---------- Data section ----------

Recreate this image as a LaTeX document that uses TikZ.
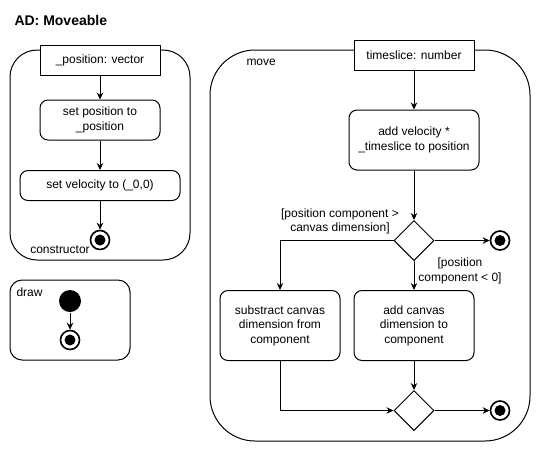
\documentclass[tikz,border=0pt]{standalone}
\usepackage{fontspec}
\setmainfont{Liberation Sans}
\usetikzlibrary{shapes.geometric,arrows.meta}
\begin{document}
\begin{tikzpicture}[x=1pt,y=-1pt,
  every node/.style={font=\fontsize{12}{14.4}\selectfont, inner sep=0pt},
  line width=1pt,
  container/.style={draw, fill=white, rounded corners=#1},
  pin/.style={draw, fill=white, minimum width=120pt, minimum height=30pt},
  action/.style={draw, fill=white, rounded corners=8pt, align=center},
  decision/.style={draw, fill=white, diamond, aspect=1, minimum width=40pt, minimum height=40pt},
  finalnode/.style={draw, circle, fill=white, line width=1.6pt, minimum size=19pt,
    path picture={\fill[black] (path picture bounding box.center) circle (5.5pt);}},
  initnode/.style={circle, fill=black, minimum size=22pt},
  flow/.style={-{Stealth[length=7pt,width=6.5pt]}},
  lbl/.style={align=center}
]
\useasboundingbox (0,0) rectangle (541,451);
% title
\node[anchor=west, font=\fontsize{14}{16}\selectfont\bfseries] (title) at (14,20) {AD: Moveable};

% containers
\node[container=27pt, minimum width=180pt, minimum height=210pt] (cons) at (100,155) {};
\node[container=12pt, minimum width=120pt, minimum height=80pt] (drawc) at (70,320) {};
\node[container=45pt, minimum width=320pt, minimum height=391pt] (movec) at (370,245.5) {};

\node (consl) at (60,250) {constructor};
\node[anchor=west] (drawl) at (16,292) {draw};
\node[anchor=west] (movel) at (246,62) {move};

% constructor
\node[pin] (pos) at (100,60) {\_position: vector};
\node[action, minimum width=120pt, minimum height=40pt] (setpos) at (100,120) {set position to\\\_position};
\node[action, minimum width=160pt, minimum height=30pt] (setvel) at (100,185.5) {set velocity to (\_0,0)};
\node[finalnode] (end1) at (100,240) {};
\draw[flow] (pos) -- (setpos);
\draw[flow] (setpos) -- (setvel);
\draw[flow] (setvel) -- (end1);

% draw
\node[initnode] (init2) at (70,301) {};
\node[finalnode] (end2) at (70,340) {};
\draw[flow] (init2) -- (end2);

% move
\node[pin] (ts) at (414,55) {timeslice: number};
\node[action, minimum width=130pt, minimum height=60pt] (addv) at (414,140) {add velocity *\\\_timeslice to position};
\node[decision] (d1) at (414,240.5) {};
\node[finalnode] (end3) at (500,240.5) {};
\node[action, minimum width=120pt, minimum height=70pt] (sub) at (280,325.5) {substract canvas\\dimension from\\component};
\node[action, minimum width=120pt, minimum height=70pt] (addc) at (414,325.5) {add canvas\\dimension to\\component};
\node[decision] (d2) at (414,410.5) {};
\node[finalnode] (end4) at (500,410.5) {};

\node[lbl] (g1) at (340,221.5) {[position component >\\canvas dimension]};
\node[lbl] (g2) at (460,271) {[position\\component < 0]};

\draw[flow] (ts) -- (addv);
\draw[flow] (addv) -- (d1);
\draw[flow] (d1) -- (end3);
\draw[flow] (d1.west) -| (sub.north);
\draw[flow] (d1.south) -- (addc.north);
\draw[flow] (sub.south) |- (d2.west);
\draw[flow] (addc.south) -- (d2.north);
\draw[flow] (d2) -- (end4);
\end{tikzpicture}
\end{document}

----------

● **Challenge**: Give back every line exactly as it stands, pictures excluded.

● **Full response**:
Recreate this image as a LaTeX document that uses TikZ.
\documentclass[tikz,border=0pt]{standalone}
\usepackage{fontspec}
\setmainfont{Liberation Sans}
\usetikzlibrary{shapes.geometric,arrows.meta}
\begin{document}
\begin{tikzpicture}[x=1pt,y=-1pt,
  every node/.style={font=\fontsize{12}{14.4}\selectfont, inner sep=0pt},
  line width=1pt,
  container/.style={draw, fill=white, rounded corners=#1},
  pin/.style={draw, fill=white, minimum width=120pt, minimum height=30pt},
  action/.style={draw, fill=white, rounded corners=8pt, align=center},
  decision/.style={draw, fill=white, diamond, aspect=1, minimum width=40pt, minimum height=40pt},
  finalnode/.style={draw, circle, fill=white, line width=1.6pt, minimum size=19pt,
    path picture={\fill[black] (path picture bounding box.center) circle (5.5pt);}},
  initnode/.style={circle, fill=black, minimum size=22pt},
  flow/.style={-{Stealth[length=7pt,width=6.5pt]}},
  lbl/.style={align=center}
]
\useasboundingbox (0,0) rectangle (541,451);
% title
\node[anchor=west, font=\fontsize{14}{16}\selectfont\bfseries] (title) at (14,20) {AD: Moveable};

% containers
\node[container=27pt, minimum width=180pt, minimum height=210pt] (cons) at (100,155) {};
\node[container=12pt, minimum width=120pt, minimum height=80pt] (drawc) at (70,320) {};
\node[container=45pt, minimum width=320pt, minimum height=391pt] (movec) at (370,245.5) {};

\node (consl) at (60,250) {constructor};
\node[anchor=west] (drawl) at (16,292) {draw};
\node[anchor=west] (movel) at (246,62) {move};

% constructor
\node[pin] (pos) at (100,60) {\_position: vector};
\node[action, minimum width=120pt, minimum height=40pt] (setpos) at (100,120) {set position to\\\_position};
\node[action, minimum width=160pt, minimum height=30pt] (setvel) at (100,185.5) {set velocity to (\_0,0)};
\node[finalnode] (end1) at (100,240) {};
\draw[flow] (pos) -- (setpos);
\draw[flow] (setpos) -- (setvel);
\draw[flow] (setvel) -- (end1);

% draw
\node[initnode] (init2) at (70,301) {};
\node[finalnode] (end2) at (70,340) {};
\draw[flow] (init2) -- (end2);

% move
\node[pin] (ts) at (414,55) {timeslice: number};
\node[action, minimum width=130pt, minimum height=60pt] (addv) at (414,140) {add velocity *\\\_timeslice to position};
\node[decision] (d1) at (414,240.5) {};
\node[finalnode] (end3) at (500,240.5) {};
\node[action, minimum width=120pt, minimum height=70pt] (sub) at (280,325.5) {substract canvas\\dimension from\\component};
\node[action, minimum width=120pt, minimum height=70pt] (addc) at (414,325.5) {add canvas\\dimension to\\component};
\node[decision] (d2) at (414,410.5) {};
\node[finalnode] (end4) at (500,410.5) {};

\node[lbl] (g1) at (340,221.5) {[position component >\\canvas dimension]};
\node[lbl] (g2) at (460,271) {[position\\component < 0]};

\draw[flow] (ts) -- (addv);
\draw[flow] (addv) -- (d1);
\draw[flow] (d1) -- (end3);
\draw[flow] (d1.west) -| (sub.north);
\draw[flow] (d1.south) -- (addc.north);
\draw[flow] (sub.south) |- (d2.west);
\draw[flow] (addc.south) -- (d2.north);
\draw[flow] (d2) -- (end4);
\end{tikzpicture}
\end{document}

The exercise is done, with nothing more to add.